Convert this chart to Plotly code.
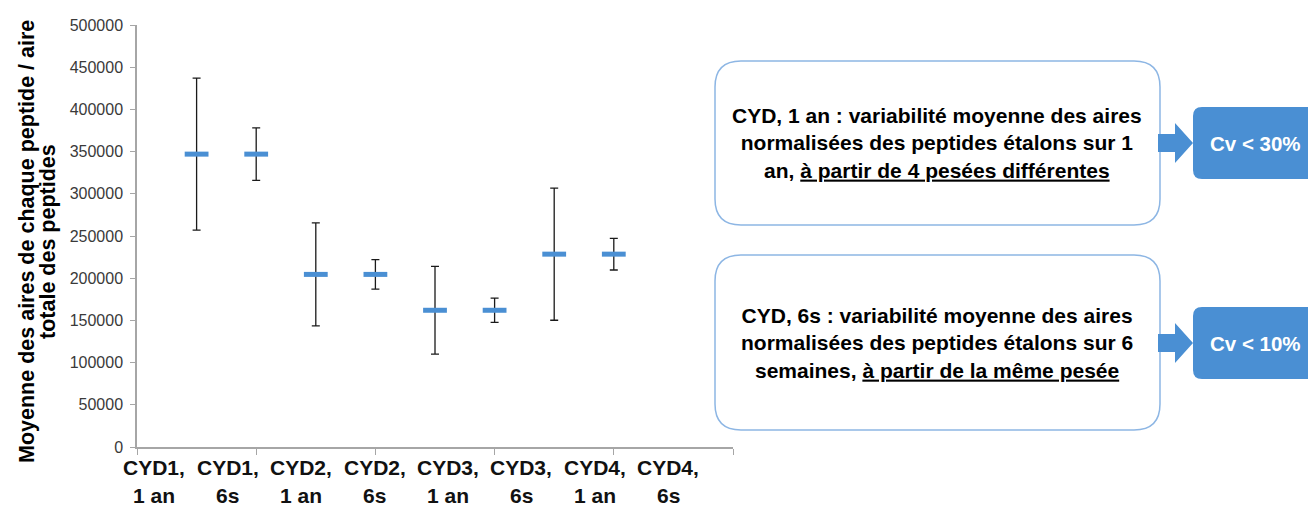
import plotly.graph_objects as go

# Sample groups (label shown under the axis) and their normalised mean areas
categories = ["CYD1, 1 an", "CYD1, 6s", "CYD2, 1 an", "CYD2, 6s",
              "CYD3, 1 an", "CYD3, 6s", "CYD4, 1 an", "CYD4, 6s"]
means = [347000, 347000, 204500, 204500, 162000, 162000, 228500, 228500]
errors = [90000, 31000, 61000, 17500, 52000, 14300, 78300, 18800]

y_ticks = list(range(0, 500001, 50000))

box_texts = [
    "CYD, 1 an : variabilité moyenne des aires<br>"
    "normalisées des peptides étalons sur 1<br>"
    "an, <u>à partir de 4 pesées différentes</u>",
    "CYD, 6s : variabilité moyenne des aires<br>"
    "normalisées des peptides étalons sur 6<br>"
    "semaines, <u>à partir de la même pesée</u>",
]
cv_texts = ["Cv &lt; 30%", "Cv &lt; 10%"]

FONT = "Liberation Sans, Arial, sans-serif"
BLUE = "#4A8FD3"
W, H = 1308, 509
L, R, T, B = 137, 733, 25, 447


def px(x):
    return (x - L) / (R - L)


def py(y):
    return (B - y) / (B - T)


def pt(x, y):
    return f"{px(x):.5f},{py(y):.5f}"


def rounded_rect(x0, y0, x1, y1, r):
    return (f"M{pt(x0 + r, y0)} L{pt(x1 - r, y0)} Q{pt(x1, y0)} {pt(x1, y0 + r)} "
            f"L{pt(x1, y1 - r)} Q{pt(x1, y1)} {pt(x1 - r, y1)} "
            f"L{pt(x0 + r, y1)} Q{pt(x0, y1)} {pt(x0, y1 - r)} "
            f"L{pt(x0, y0 + r)} Q{pt(x0, y0)} {pt(x0 + r, y0)} Z")


def arrow(cy):
    pts = [(1158, cy - 9), (1175, cy - 9), (1175, cy - 20), (1193, cy),
           (1175, cy + 20), (1175, cy + 9), (1158, cy + 9)]
    return "M" + " L".join(pt(x, y) for x, y in pts) + " Z"


xs = [i + 1 for i in range(len(categories))]

fig = go.Figure()
fig.add_trace(go.Scatter(
    x=xs, y=means, mode="markers",
    marker=dict(symbol="line-ew", size=17, line=dict(width=5, color=BLUE), color=BLUE),
    error_y=dict(type="data", array=errors, visible=True, color="#1a1a1a",
                 thickness=1.3, width=4),
    showlegend=False, hoverinfo="skip",
))

annotations = []
# category labels under the axis, two lines each
step = 1.232
for i, cat in enumerate(categories):
    first, second = cat.split(", ")
    xc = 0.29 + step * i
    annotations.append(dict(x=xc, xref="x", y=py(467), yref="paper", text=f"<b>{first},</b>",
                            showarrow=False, xanchor="center", yanchor="middle",
                            font=dict(family=FONT, size=21, color="#111111")))
    annotations.append(dict(x=xc, xref="x", y=py(496), yref="paper", text=f"<b>{second}</b>",
                            showarrow=False, xanchor="center", yanchor="middle",
                            font=dict(family=FONT, size=21, color="#111111")))

# y axis title, two rotated lines
for text, xc in [("Moyenne des aires de chaque peptide / aire", 27),
                 ("totale des peptides", 48)]:
    annotations.append(dict(x=px(xc), xref="paper", y=py(242), yref="paper",
                            text=f"<b>{text}</b>", textangle=-90, showarrow=False,
                            xanchor="center", yanchor="middle",
                            font=dict(family=FONT, size=21.5, color="#000000")))

shapes = []
box_centers = [143, 343]
box_bounds = [(61, 225), (255, 430)]
for k in range(2):
    y0, y1 = box_bounds[k]
    cy = box_centers[k]
    shapes.append(dict(type="path", xref="paper", yref="paper",
                       path=rounded_rect(715, y0, 1160, y1, 26),
                       line=dict(color="#8DB6E4", width=1.5), fillcolor="white", layer="above"))
    shapes.append(dict(type="path", xref="paper", yref="paper", path=arrow(cy),
                       line=dict(width=0), fillcolor=BLUE, layer="above"))
    shapes.append(dict(type="path", xref="paper", yref="paper",
                       path=rounded_rect(1193, cy - 36, 1340, cy + 36, 9),
                       line=dict(width=0), fillcolor=BLUE, layer="above"))
    annotations.append(dict(x=px(937), xref="paper", y=py((y0 + y1) / 2), yref="paper",
                            text=f"<b>{box_texts[k]}</b>", showarrow=False,
                            xanchor="center", yanchor="middle", align="center",
                            font=dict(family=FONT, size=21, color="#000000")))
    annotations.append(dict(x=px(1255), xref="paper", y=py(cy), yref="paper",
                            text=f"<b>{cv_texts[k]}</b>", showarrow=False,
                            xanchor="center", yanchor="middle",
                            font=dict(family=FONT, size=20.5, color="white")))

fig.update_layout(
    width=W, height=H,
    margin=dict(l=L, r=W - R, t=T, b=H - B, pad=0),
    paper_bgcolor="white", plot_bgcolor="white",
    showlegend=False,
    xaxis=dict(range=[0, 10], tickvals=[0, 2, 4, 6, 8, 10], showticklabels=False,
               ticks="outside", ticklen=6, tickcolor="#A6A6A6", showline=True,
               linecolor="#A6A6A6", linewidth=1.5, showgrid=False, zeroline=False,
               fixedrange=True),
    yaxis=dict(range=[0, 500000], tickvals=y_ticks, tickformat="d",
               ticks="outside", ticklen=5, tickcolor="#A6A6A6", showline=True,
               linecolor="#A6A6A6", linewidth=1.5, showgrid=False, zeroline=False,
               tickfont=dict(family=FONT, size=16, color="#3A3A3A"),
               ticklabelstandoff=4, fixedrange=True),
    annotations=annotations,
    shapes=shapes,
)

fig.write_html("out.html")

* * * *

**Problem details:**
Restate exactly, please, only the lines between the start of the data and the line containing "y_ticks = list(range(0, 500001, 50000))", both ends included, skipping the pictures.

**The answer:**
Convert this chart to Plotly code.
import plotly.graph_objects as go

# Sample groups (label shown under the axis) and their normalised mean areas
categories = ["CYD1, 1 an", "CYD1, 6s", "CYD2, 1 an", "CYD2, 6s",
              "CYD3, 1 an", "CYD3, 6s", "CYD4, 1 an", "CYD4, 6s"]
means = [347000, 347000, 204500, 204500, 162000, 162000, 228500, 228500]
errors = [90000, 31000, 61000, 17500, 52000, 14300, 78300, 18800]

y_ticks = list(range(0, 500001, 50000))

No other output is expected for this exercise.